Britten rehearsing ‘A Midsummer Night’s Dream,’ Op. 64, in Jubilee Hall in 1960. Image courtesy of http://www.britten100.org
CCM commemorates the 100th anniversary of the birth of composer, conductor and pianist Benjamin Britten with a celebratory concert on Friday, Nov. 22.
Under the baton of Mark Gibson, Professor of Music and Director of Orchestral Studies, the CCM Philharmonia will present Britten’s orchestral showpiece The Young Person’s Guide to the Orchestra, narrated by special guest Santa J. Ono, President of the University of Cincinnati.
One of Britten’s best-known pieces, The Young Person’s Guide to the Orchestra, Op. 34 (1946), is a musical composition that was originally commissioned for an educational documentary film called Instruments of the Orchestra, directed by Muir Mathieson and featuring the London Symphony. It is one of the three popularly used scores in children’s music education, along with Saint Saëns’ The Carnival of the Animals and Prokofiev’s Peter and the Wolf.
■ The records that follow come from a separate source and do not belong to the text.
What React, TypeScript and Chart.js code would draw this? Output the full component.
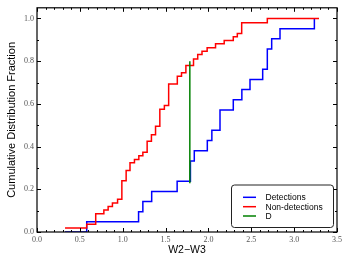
import React, { useEffect, useRef } from 'react';
import { Chart, registerables } from 'chart.js';

Chart.register(...registerables);

// Detections CDF (step positions and cumulative fractions)
const detX = [0.327, 0.58, 1.185, 1.235, 1.338, 1.635, 1.79, 1.835, 1.987, 2.04, 2.135, 2.29, 2.39, 2.485, 2.633, 2.687, 2.738, 2.835, 3.236];
const detY = [0, 0.048, 0.095, 0.143, 0.19, 0.238, 0.333, 0.381, 0.429, 0.476, 0.571, 0.619, 0.667, 0.714, 0.762, 0.857, 0.905, 0.952, 1.0];

// Non-detections CDF
const nonX = [0.327, 0.58, 0.685, 0.78, 0.83, 0.88, 0.94, 0.99, 1.04, 1.085, 1.137, 1.188, 1.235, 1.285, 1.335, 1.383, 1.433, 1.486, 1.536, 1.637, 1.686, 1.737, 1.826, 1.875, 1.925, 1.985, 2.083, 2.184, 2.29, 2.337, 2.388, 2.687, 3.29];
const nonY = [0.019, 0.036, 0.086, 0.103, 0.12, 0.136, 0.153, 0.24, 0.288, 0.324, 0.34, 0.357, 0.373, 0.425, 0.455, 0.495, 0.575, 0.593, 0.693, 0.73, 0.746, 0.78, 0.81, 0.831, 0.847, 0.863, 0.882, 0.897, 0.915, 0.93, 0.98, 1.0, 1.0];

// D statistic line
const dX = [1.783, 1.783];
const dY = [0.228, 0.8];

const seriesLabels = ['Detections', 'Non-detections', 'D'];
const seriesColors = ['#0000ff', '#ff0000', '#008000'];

const xMajor = [0, 0.5, 1.0, 1.5, 2.0, 2.5, 3.0, 3.5];
const yMajor = [0, 0.2, 0.4, 0.6, 0.8, 1.0];

const toPts = (xs: number[], ys: number[]) => xs.map((x, i) => ({ x, y: ys[i] }));

const framePlugin = {
  id: 'frameTicks',
  afterDatasetsDraw(chart: any) {
    const { ctx, chartArea: a, scales } = chart;
    const xs = scales.x;
    const ys = scales.y;
    ctx.save();
    ctx.strokeStyle = '#000';
    ctx.lineWidth = 1;
    ctx.beginPath();
    for (let i = 0; i <= 35; i++) {
      const v = i / 10;
      const px = Math.round(xs.getPixelForValue(v)) + 0.5;
      const major = i % 5 === 0;
      const len = major ? 4 : 2;
      ctx.moveTo(px, a.bottom);
      ctx.lineTo(px, a.bottom - len);
      ctx.moveTo(px, a.top);
      ctx.lineTo(px, a.top + len);
    }
    for (let i = 0; i <= 10; i++) {
      const v = i / 10;
      const py = Math.round(ys.getPixelForValue(v)) + 0.5;
      const major = i % 2 === 0;
      const len = major ? 4 : 2;
      ctx.moveTo(a.left, py);
      ctx.lineTo(a.left + len, py);
      ctx.moveTo(a.right, py);
      ctx.lineTo(a.right - len, py);
    }
    ctx.stroke();
    ctx.lineWidth = 1.2;
    ctx.strokeRect(a.left, a.top, a.right - a.left, a.bottom - a.top);
    ctx.restore();
  },
  afterDraw(chart: any) {
    const { ctx } = chart;
    ctx.save();
    const bx = 231.5, by = 185, bw = 102, bh = 42.5, r = 3;
    ctx.beginPath();
    ctx.moveTo(bx + r, by);
    ctx.arcTo(bx + bw, by, bx + bw, by + bh, r);
    ctx.arcTo(bx + bw, by + bh, bx, by + bh, r);
    ctx.arcTo(bx, by + bh, bx, by, r);
    ctx.arcTo(bx, by, bx + bw, by, r);
    ctx.closePath();
    ctx.fillStyle = '#fff';
    ctx.fill();
    ctx.strokeStyle = '#222';
    ctx.lineWidth = 1;
    ctx.stroke();
    const rows = [197.3, 206.7, 216];
    ctx.font = '8.5px "Liberation Sans", Arial, sans-serif';
    ctx.textBaseline = 'middle';
    ctx.textAlign = 'left';
    seriesLabels.forEach((lab, i) => {
      ctx.strokeStyle = seriesColors[i];
      ctx.lineWidth = 1.5;
      ctx.beginPath();
      ctx.moveTo(243, rows[i]);
      ctx.lineTo(256, rows[i]);
      ctx.stroke();
      ctx.fillStyle = '#000';
      ctx.fillText(lab, 265.5, rows[i] + 0.5);
    });
    ctx.restore();
  },
};

export default function App() {
  const ref = useRef<HTMLCanvasElement>(null);
  useEffect(() => {
    if (!ref.current) return;
    const tickFont = { family: '"Liberation Serif", "DejaVu Serif", serif', size: 8 };
    const chart = new Chart(ref.current, {
      type: 'line',
      data: {
        datasets: [
          {
            label: seriesLabels[0],
            data: toPts(detX, detY),
            borderColor: seriesColors[0],
            borderWidth: 1.5,
            stepped: 'before',
            pointRadius: 0,
            fill: false,
            order: 2,
          },
          {
            label: seriesLabels[1],
            data: toPts(nonX, nonY),
            borderColor: seriesColors[1],
            borderWidth: 1.5,
            stepped: 'before',
            pointRadius: 0,
            fill: false,
            order: 1,
          },
          {
            label: seriesLabels[2],
            data: toPts(dX, dY),
            borderColor: seriesColors[2],
            borderWidth: 1.5,
            pointRadius: 0,
            fill: false,
            order: 0,
          },
        ],
      },
      options: {
        responsive: false,
        animation: false,
        devicePixelRatio: 1,
        layout: { padding: { top: 7.5, right: 15, left: 0, bottom: 0 } },
        plugins: { legend: { display: false }, tooltip: { enabled: false } },
        scales: {
          x: {
            type: 'linear',
            min: 0,
            max: 3.5,
            grid: { display: false, drawTicks: false },
            border: { display: false },
            afterBuildTicks: (s: any) => {
              s.ticks = xMajor.map((v) => ({ value: v }));
            },
            afterFit: (s: any) => {
              s.height = 32;
            },
            ticks: {
              padding: 3,
              color: '#555',
              font: tickFont,
              maxRotation: 0,
              callback: (v: any) => Number(v).toFixed(1),
            },
            title: {
              display: true,
              text: 'W2\u2212W3',
              color: '#000',
              font: { family: '"Liberation Sans", Arial, sans-serif', size: 10.5 },
              padding: { top: 0, bottom: 8 },
            },
          },
          y: {
            type: 'linear',
            min: 0,
            max: 1.05,
            grid: { display: false, drawTicks: false },
            border: { display: false },
            afterBuildTicks: (s: any) => {
              s.ticks = yMajor.map((v) => ({ value: v }));
            },
            afterFit: (s: any) => {
              s.width = 37;
            },
            ticks: {
              padding: 3,
              color: '#555',
              font: tickFont,
              callback: (v: any) => Number(v).toFixed(1),
            },
            title: {
              display: true,
              text: 'Cumulative Distribution Fraction',
              color: '#000',
              font: { family: '"Liberation Sans", Arial, sans-serif', size: 11 },
              padding: { top: 5, bottom: 0 },
            },
          },
        },
      },
      plugins: [framePlugin],
    } as any);
    return () => chart.destroy();
  }, []);
  return (
    <div style={{ position: 'absolute', left: 0, top: 0, width: 352, height: 264, background: '#fff' }}>
      <canvas ref={ref} width={352} height={264} style={{ display: 'block' }} />
    </div>
  );
}
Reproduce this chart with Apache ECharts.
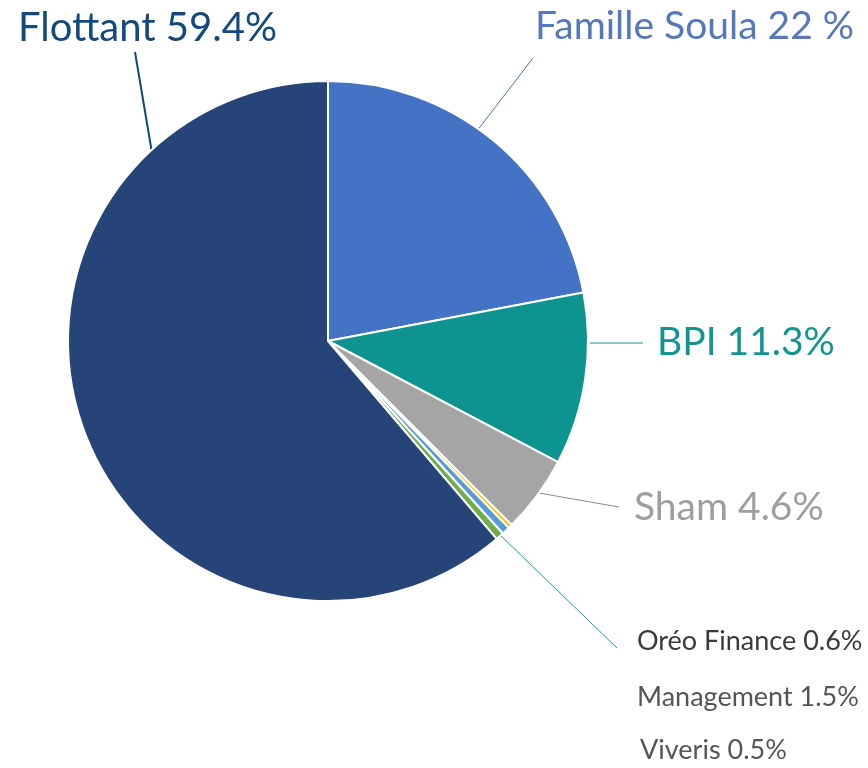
<!DOCTYPE html>
<html>
<head>
<meta charset="utf-8">
<script src="https://cdn.jsdelivr.net/npm/echarts@6/dist/echarts.min.js"></script>
<style>
  html, body { margin: 0; padding: 0; background: #fff; }
  #chart { width: 868px; height: 768px; }
</style>
</head>
<body>
<div id="chart"></div>
<script>
// slices clockwise from 12 o'clock
const names = ["Famille Soula", "BPI", "Sham", "Oréo Finance", "Management", "Viveris", "Flottant"];
// slice sizes as drawn in the picture
const values = [22, 10.7, 4.8, 0.25, 0.5, 0.5, 61.2];
// percentages printed on the labels
const shownPct = ["22 %", "11.3%", "4.6%", "0.6%", "1.5%", "0.5%", "59.4%"];

const sliceColors = ["#4472C4", "#0E9490", "#A5A5A5", "#FFC000", "#5B9BD5", "#70AD47", "#264478"];
const textColors = ["#5578BC", "#14948F", "#9E9E9E", "#3A3A3A", "#555555", "#555555", "#124A7D"];
const lineColors = ["#4472C4", "#0E9490", "#8C8C8C", "#1A9AAA", null, null, "#0D4A7F"];

// label placement: [x, y, fontSize, line start, line end]
const labelPlace = [
  [535, 26, 39, [460, 153], [533, 58]],
  [657, 342, 39, [590, 343], [643, 343]],
  [634, 507, 39, [533, 492], [619, 507]],
  [637, 641, 27, [497, 532], [617, 648]],
  [637, 697, 27, null, null],
  [640, 750, 27, null, null],
  [18, 28, 40, [152, 153], [135, 52]]
];

const chart = echarts.init(document.getElementById("chart"));

const data = names.map((n, i) => ({
  name: n,
  value: values[i],
  itemStyle: { color: sliceColors[i] },
  label: {
    color: textColors[i],
    fontSize: labelPlace[i][2]
  },
  labelLine: {
    show: lineColors[i] !== null,
    lineStyle: { color: lineColors[i] || "#000", width: i === 6 ? 2 : 1 }
  }
}));

chart.setOption({
  animation: false,
  series: [{
    type: "pie",
    center: [328, 341],
    radius: 260,
    startAngle: 90,
    clockwise: true,
    avoidLabelOverlap: false,
    itemStyle: { borderColor: "#fff", borderWidth: 2 },
    label: {
      show: true,
      position: "outside",
      fontFamily: "Lato",
      formatter: p => p.name + " " + shownPct[p.dataIndex]
    },
    labelLine: { show: true, length: 10, length2: 10 },
    labelLayout: function (params) {
      const lp = labelPlace[params.dataIndex];
      const out = { x: lp[0], y: lp[1], align: "left", verticalAlign: "middle" };
      if (lp[3]) {
        const a = lp[3], b = lp[4];
        out.labelLinePoints = [a, [(a[0] + b[0]) / 2, (a[1] + b[1]) / 2], b];
      }
      return out;
    },
    data: data
  }]
});
</script>
</body>
</html>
Audience members may recognize this showpiece from the 2012 Wes Anderson film Moonrise Kingdom. Music drawn from Britten’s opera for children, Noye’s Fludde, and his Young Person’s Guide to the Orchestra, played an integral role in the movie’s conception and can be heard throughout the film. Watch Anderson discuss Britten’s influence here.
The Young Person’s Guide to the Orchestra is not only one of Britten’s most played pieces but — in its original, 1940s film version — was a highly significant attempt to use the media of the day to introduce children to classical music. View a newly animated version of the showpiece below:
.The evening will also feature Britten’s Violin Concerto, Op. 15 (1939), a highly original piece that foreshadows the composer’s work on the famed opera Peter Grimes (1945).
In addition, the program includes Sir Edward Elgar’s Enigma Variations, the work that brought him to national prominence upon its production by Hans Richter at St. James’ Hall, London, in June of 1899. Like Britten, Elgar holds a place at the helm of his respective generation of British composers.